Foreign direct investment (FDI) into China dropped 10.4% year-over-year in the first nine months of 2025, totalling CNY 573.75 billion (USD 80.89 billion), according to official data released Monday. The decline reflects the impact of global economic uncertainty and a cautious approach from multinational investors amid slowing global trade and geopolitical tensions.
Despite the headline decline, the data revealed sectoral resilience and bright spots within key high-tech and emerging industries. The manufacturing sector attracted CNY 150.09 billion, while the services industry continued to dominate, drawing CNY 410.93 billion in foreign capital.
High-tech industries remained a crucial magnet for overseas investors, securing CNY 170.84 billion — a clear signal of China’s continued appeal in innovation-driven fields. Within this category, e-commerce services surged 155.2%, aerospace and equipment manufacturing rose 38.7%, and medical equipment and device manufacturing increased 17.0%, showcasing strong momentum in technologically advanced segments.
Regionally, Japan led the investment rebound, with capital inflows up 55.5%, followed by the United Arab Emirates (UAE) with a 48.7% increase.
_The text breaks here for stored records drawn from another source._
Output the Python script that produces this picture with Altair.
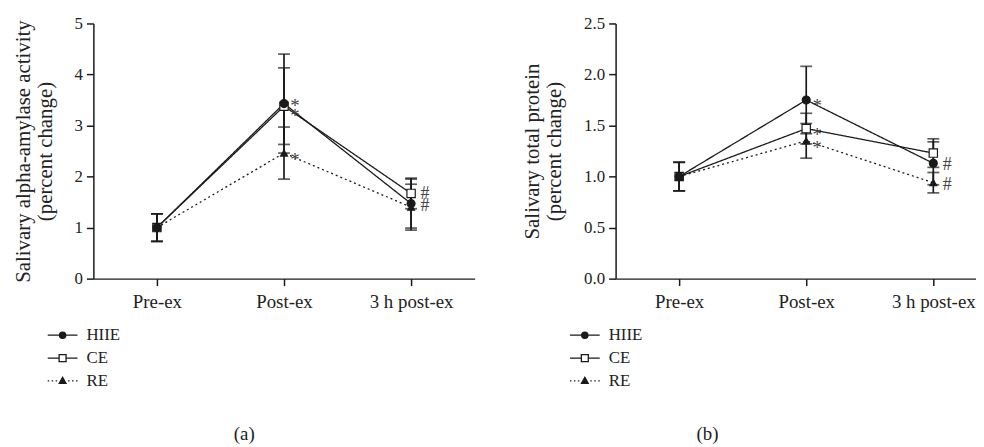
import json
import altair as alt
import pandas as pd

# ---------------- data ----------------
categories = ["Pre-ex", "Post-ex", "3 h post-ex"]
series = ["HIIE", "CE", "RE"]

# panel (a): salivary alpha-amylase activity
a_hiie = [1.00, 3.43, 1.47]
a_ce = [1.00, 3.38, 1.67]
a_re = [1.00, 2.46, 1.40]
a_hiie_err = [0.27, 0.97, 0.48]
a_ce_err = [0.27, 0.75, 0.30]
a_re_err = [0.27, 0.51, 0.45]
a_annot_cat = ["Post-ex", "Post-ex", "Post-ex", "3 h post-ex", "3 h post-ex"]
a_annot_y = [3.46, 3.27, 2.41, 1.67, 1.45]
a_annot_sym = ["*", "*", "*", "#", "#"]

# panel (b): salivary total protein
b_hiie = [1.00, 1.75, 1.13]
b_ce = [1.00, 1.47, 1.23]
b_re = [1.00, 1.35, 0.94]
b_hiie_err = [0.14, 0.33, 0.21]
b_ce_err = [0.14, 0.15, 0.14]
b_re_err = [0.14, 0.17, 0.10]
b_annot_cat = ["Post-ex", "Post-ex", "Post-ex", "3 h post-ex", "3 h post-ex"]
b_annot_y = [1.73, 1.45, 1.32, 1.12, 0.93]
b_annot_sym = ["*", "*", "*", "#", "#"]

a_yticks = [0, 1, 2, 3, 4, 5]
b_yticks = [0.0, 0.5, 1.0, 1.5, 2.0, 2.5]

# ---------------- styles ----------------
FONT = "Liberation Serif"
INK = "#1a1a1a"
TXT = "#222222"

point_style = {
    "HIIE": dict(shape="circle", fill=INK, size=64),
    "CE": dict(shape="square", fill="white", size=70),
    "RE": dict(shape="triangle-up", fill=INK, size=48),
}
dash_style = {"HIIE": [1, 0], "CE": [1, 0], "RE": [2, 3]}


def dots(x0, x1, on=0.15, period=0.4):
    segs = []
    x = x0
    while x + on <= x1 + 1e-9:
        segs.append(f"M{x:.2f},0H{x + on:.2f}")
        x += period
    return "".join(segs)


legend_paths = [
    "M-1.5,0H1.5M0.32,0A0.32,0.32,0,1,1,-0.32,0A0.32,0.32,0,1,1,0.32,0Z",
    "M-1.5,0H-0.35M0.35,0H1.5M-0.35,-0.35H0.35V0.35H-0.35Z",
    dots(-1.5, -0.5) + dots(0.55, 1.5) + "M0,-0.36L0.34,0.24H-0.34Z",
]
legend_fills = [INK, "white", INK]
legend_strokes = [INK, INK, INK]

label_expr = json.dumps(categories) + "[datum.value]"


def panel(means, errs, annot, yticks, yfmt, ytitle, xmax, width, legend_x,
          title_text, title_dx):
    rows = []
    for s, m, e in zip(series, means, errs):
        for i, c in enumerate(categories):
            rows.append(dict(series=s, cat=c, pos=i, mean=m[i],
                             lo=m[i] - e[i], hi=m[i] + e[i]))
    df = pd.DataFrame(rows)

    xenc = alt.X("pos:Q", scale=alt.Scale(domain=[-0.5, xmax], nice=False, zero=False),
                 axis=alt.Axis(values=[0, 1, 2], labelExpr=label_expr, title=None,
                               labelFontSize=19, labelPadding=7, tickSize=7,
                               labelFlush=False, labelOverlap=False))
    yscale = alt.Scale(domain=[yticks[0], yticks[-1]], nice=False, zero=False)
    yaxis = alt.Axis(values=yticks, format=yfmt, title=ytitle, titleFontSize=21,
                     titleLineHeight=22, titleFontWeight="normal", titlePadding=19,
                     labelFontSize=17, labelPadding=4, tickSize=7)

    layers = []
    for s in series:
        d = df[df.series == s]
        layers.append(alt.Chart(d).mark_line(color=INK, strokeWidth=1.3,
                                             strokeDash=dash_style[s]).encode(
            x=xenc, y=alt.Y("mean:Q", scale=yscale, axis=yaxis)))
    for s in series:
        d = df[df.series == s]
        layers.append(alt.Chart(d).mark_rule(color=INK, strokeWidth=1.7).encode(
            x="pos:Q", y="lo:Q", y2="hi:Q"))
        layers.append(alt.Chart(d).mark_tick(color=INK, orient="horizontal", size=12,
                                             thickness=1.7).encode(x="pos:Q", y="lo:Q"))
        layers.append(alt.Chart(d).mark_tick(color=INK, orient="horizontal", size=12,
                                             thickness=1.7).encode(x="pos:Q", y="hi:Q"))
    for s in ["CE", "RE", "HIIE"]:
        d = df[df.series == s]
        st = point_style[s]
        layers.append(alt.Chart(d).mark_point(shape=st["shape"], filled=True,
                                              fill=st["fill"], stroke=INK,
                                              strokeWidth=1.2, size=st["size"],
                                              opacity=1).encode(x="pos:Q", y="mean:Q"))

    cats, ys, syms = annot
    adf = pd.DataFrame(dict(pos=[categories.index(c) for c in cats], y=ys, sym=syms))
    layers.append(alt.Chart(adf).transform_filter(alt.datum.sym == "*").mark_text(
        font=FONT, fontSize=19, color="#444444", align="center", baseline="alphabetic",
        dx=11, dy=10).encode(x="pos:Q", y="y:Q", text="sym:N"))
    layers.append(alt.Chart(adf).transform_filter(alt.datum.sym == "#").mark_text(
        font=FONT, fontSize=18, color="#444444", align="center", baseline="alphabetic",
        dx=14, dy=6).encode(x="pos:Q", y="y:Q", text="sym:N"))

    leg = alt.Legend(orient="none", legendX=legend_x, legendY=303, title=None,
                     symbolSize=400, symbolStrokeWidth=1.3,
                     symbolOpacity=1, labelFont=FONT, labelFontSize=17, labelColor=TXT,
                     labelOffset=13, rowPadding=4)
    ldf = pd.DataFrame(dict(series=series))
    layers.append(alt.Chart(ldf).transform_filter(alt.datum.series == "__none__")
                  .mark_point(filled=True, strokeWidth=1.3).encode(
        shape=alt.Shape("series:N", scale=alt.Scale(domain=series, range=legend_paths),
                        legend=leg),
        fill=alt.Fill("series:N", scale=alt.Scale(domain=series, range=legend_fills),
                      legend=leg),
        stroke=alt.Stroke("series:N", scale=alt.Scale(domain=series, range=legend_strokes),
                          legend=leg)))

    return alt.layer(*layers).properties(
        width=width, height=257,
        title=alt.TitleParams(title_text, orient="bottom", anchor="middle", frame="group",
                              dx=title_dx, offset=37, font=FONT, fontSize=19,
                              fontWeight="normal", color=TXT))


pa = panel([a_hiie, a_ce, a_re], [a_hiie_err, a_ce_err, a_re_err],
           (a_annot_cat, a_annot_y, a_annot_sym), a_yticks, "d",
           ["Salivary alpha-amylase activity", "(percent change)"],
           2.5, 384, -42, "(a)", -40)
pb = panel([b_hiie, b_ce, b_re], [b_hiie_err, b_ce_err, b_re_err],
           (b_annot_cat, b_annot_y, b_annot_sym), b_yticks, ".1f",
           ["Salivary total protein", "(percent change)"],
           2.336, 363, -42, "(b)", -89)

chart = alt.hconcat(pa, pb, spacing=47).resolve_scale(
    x="independent", y="independent", shape="independent", fill="independent",
    stroke="independent"
).resolve_legend(shape="independent", fill="independent", stroke="independent").properties(
    padding={"left": 4, "top": 5, "right": 0, "bottom": 0}
).configure_view(stroke=None).configure_axis(
    domainColor=INK, tickColor=INK, domainWidth=1.5, tickWidth=1.5, grid=False,
    labelColor=TXT, titleColor=TXT, labelFont=FONT, titleFont=FONT
)

chart.save("out.html", embed_options={"renderer": "svg", "actions": False})
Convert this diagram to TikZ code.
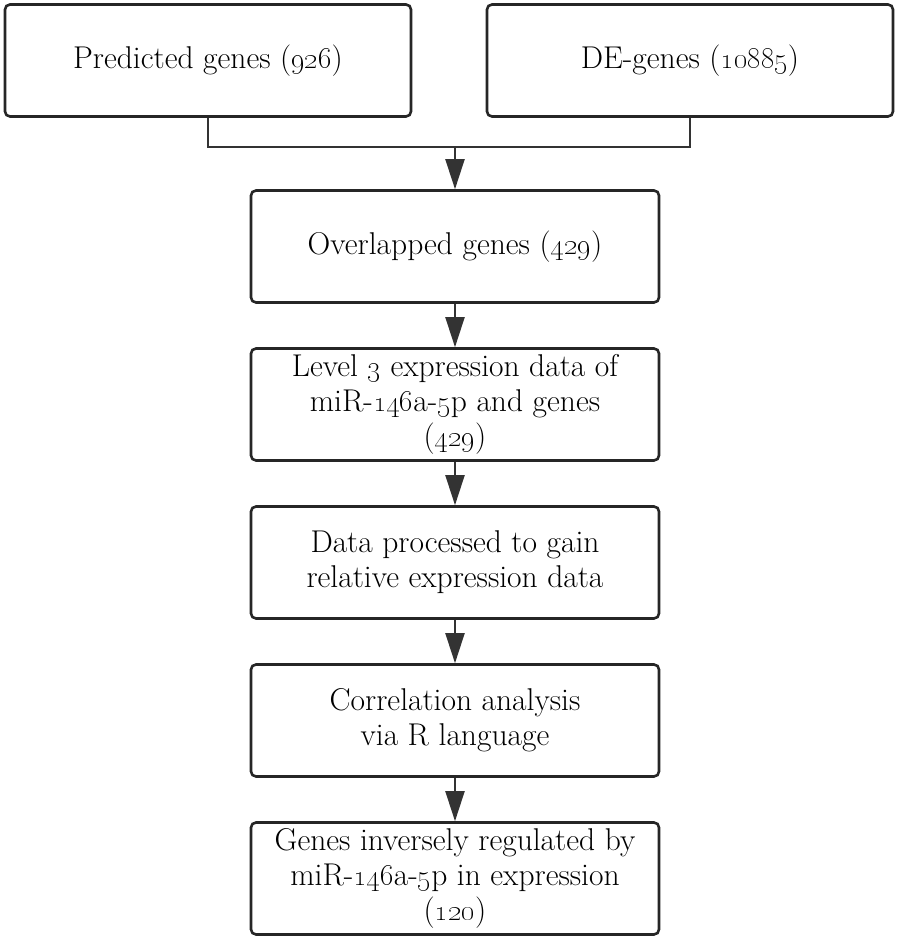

The United Kingdom and Switzerland also recorded gains of 21.1% and 19.7%, respectively indicating growing confidence among select advanced economies despite broader caution.
Interestingly, while overall FDI declined on a year-to-date basis, September alone recorded an 11.2% increase from the same month last year, hinting at a possible stabilization or early recovery trend in foreign investment flows into China. Economists note that China’s ability to attract sustained investment in advanced manufacturing and digital industries will be key to reversing the broader slowdown, especially as global investors weigh risks tied to regulatory policy, supply chain diversification, and the evolving geopolitical landscape.